[start of Records supplied]

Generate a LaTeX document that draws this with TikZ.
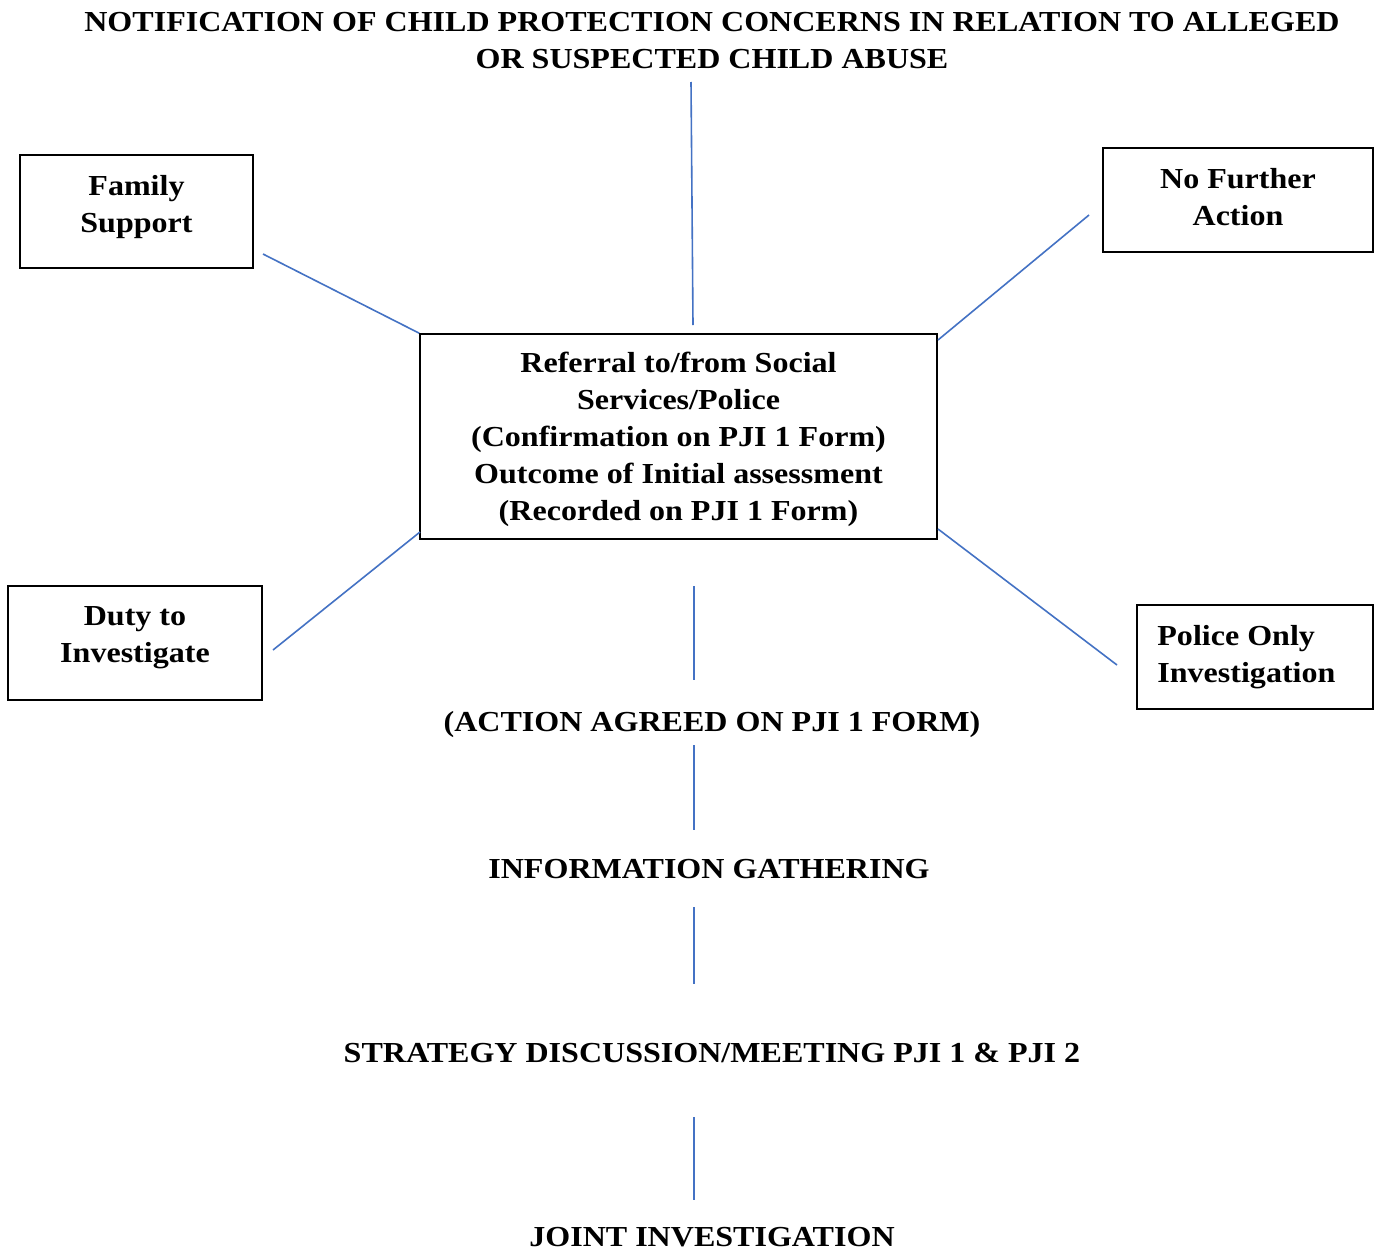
\documentclass[tikz,border=0pt]{standalone}
\usepackage{fontspec}
\setmainfont{Liberation Serif}[FakeStretch=1.105]
\definecolor{linkblue}{HTML}{4472C4}
\begin{document}
\begin{tikzpicture}[x=1pt,y=-1pt,
  txt/.style={font=\fontsize{29}{37}\selectfont\bfseries, align=center, inner sep=0pt},
  box/.style={draw=black, line width=1.6pt, inner sep=0pt},
  link/.style={draw=linkblue, line width=1.6pt}]
\useasboundingbox (0,0) rectangle (1378,1250);
\fill[white] (0,0) rectangle (1378,1250);

\node[txt] (title) at (712,41) {NOTIFICATION OF CHILD PROTECTION CONCERNS IN RELATION TO ALLEGED\\OR SUSPECTED CHILD ABUSE};

\node[box, minimum width=233, minimum height=113,
  label={[txt, yshift=4.5pt]center:Family\\Support}] (fs) at (136.5,211.5) {};
\node[box, minimum width=270, minimum height=104,
  label={[txt, yshift=3pt]center:No Further\\Action}] (nfa) at (1238,200) {};
\node[box, minimum width=517, minimum height=205,
  label={[txt, yshift=-3pt]center:Referral to/from Social\\Services/Police\\(Confirmation on PJI 1 Form)\\Outcome of Initial assessment\\(Recorded on PJI 1 Form)}] (ref) at (678.5,436.5) {};
\node[box, minimum width=254, minimum height=114,
  label={[txt, yshift=5.5pt]center:Duty to\\Investigate}] (duty) at (135,643) {};
\node[box, minimum width=236, minimum height=104,
  label={[txt, align=left, anchor=west, xshift=21pt]west:Police Only\\Investigation}] (pol) at (1255,657) {};

\node[txt] (act) at (712,725) {(ACTION AGREED ON PJI 1 FORM)};
\node[txt] (info) at (709,869) {INFORMATION GATHERING};
\node[txt] (strat) at (712,1053) {STRATEGY DISCUSSION/MEETING PJI 1 \& PJI 2};
\node[txt] (joint) at (712,1237) {JOINT INVESTIGATION};

% connector end points
\coordinate (t1) at (691,82);   \coordinate (t2) at (693,325);
\coordinate (f1) at (263,254);  \coordinate (f2) at (ref.north west);
\coordinate (n1) at (1089,215); \coordinate (n2) at (938,340);
\coordinate (d1) at (273,650);  \coordinate (d2) at (420,532);
\coordinate (p1) at (938,529);  \coordinate (p2) at (1117,665);
\coordinate (a1) at (694,586);  \coordinate (a2) at (694,680);
\coordinate (b1) at (694,745);  \coordinate (b2) at (694,830);
\coordinate (c1) at (694,907);  \coordinate (c2) at (694,984);
\coordinate (e1) at (694,1117); \coordinate (e2) at (694,1200);

\draw[link] (t1) -- (t2);
\draw[link] (f1) -- (f2);
\draw[link] (n1) -- (n2);
\draw[link] (d1) -- (d2);
\draw[link] (p1) -- (p2);
\draw[link] (a1) -- (a2);
\draw[link] (b1) -- (b2);
\draw[link] (c1) -- (c2);
\draw[link] (e1) -- (e2);
\end{tikzpicture}
\end{document}
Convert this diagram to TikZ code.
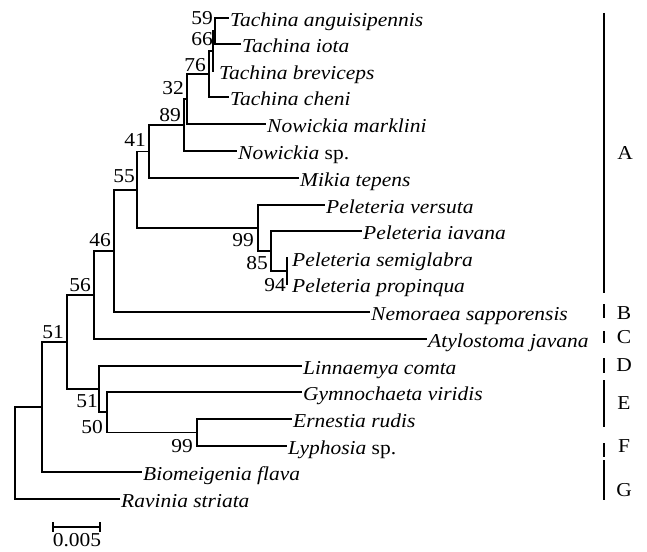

[end of Records supplied]

# Problem description
Restate, line by line and word for word, everything from the top of the material through the line that contains "(title) at (712,41)". Leave pictures out.

# Answer
Generate a LaTeX document that draws this with TikZ.
\documentclass[tikz,border=0pt]{standalone}
\usepackage{fontspec}
\setmainfont{Liberation Serif}[FakeStretch=1.105]
\definecolor{linkblue}{HTML}{4472C4}
\begin{document}
\begin{tikzpicture}[x=1pt,y=-1pt,
  txt/.style={font=\fontsize{29}{37}\selectfont\bfseries, align=center, inner sep=0pt},
  box/.style={draw=black, line width=1.6pt, inner sep=0pt},
  link/.style={draw=linkblue, line width=1.6pt}]
\useasboundingbox (0,0) rectangle (1378,1250);
\fill[white] (0,0) rectangle (1378,1250);

\node[txt] (title) at (712,41) {NOTIFICATION OF CHILD PROTECTION CONCERNS IN RELATION TO ALLEGED\\OR SUSPECTED CHILD ABUSE};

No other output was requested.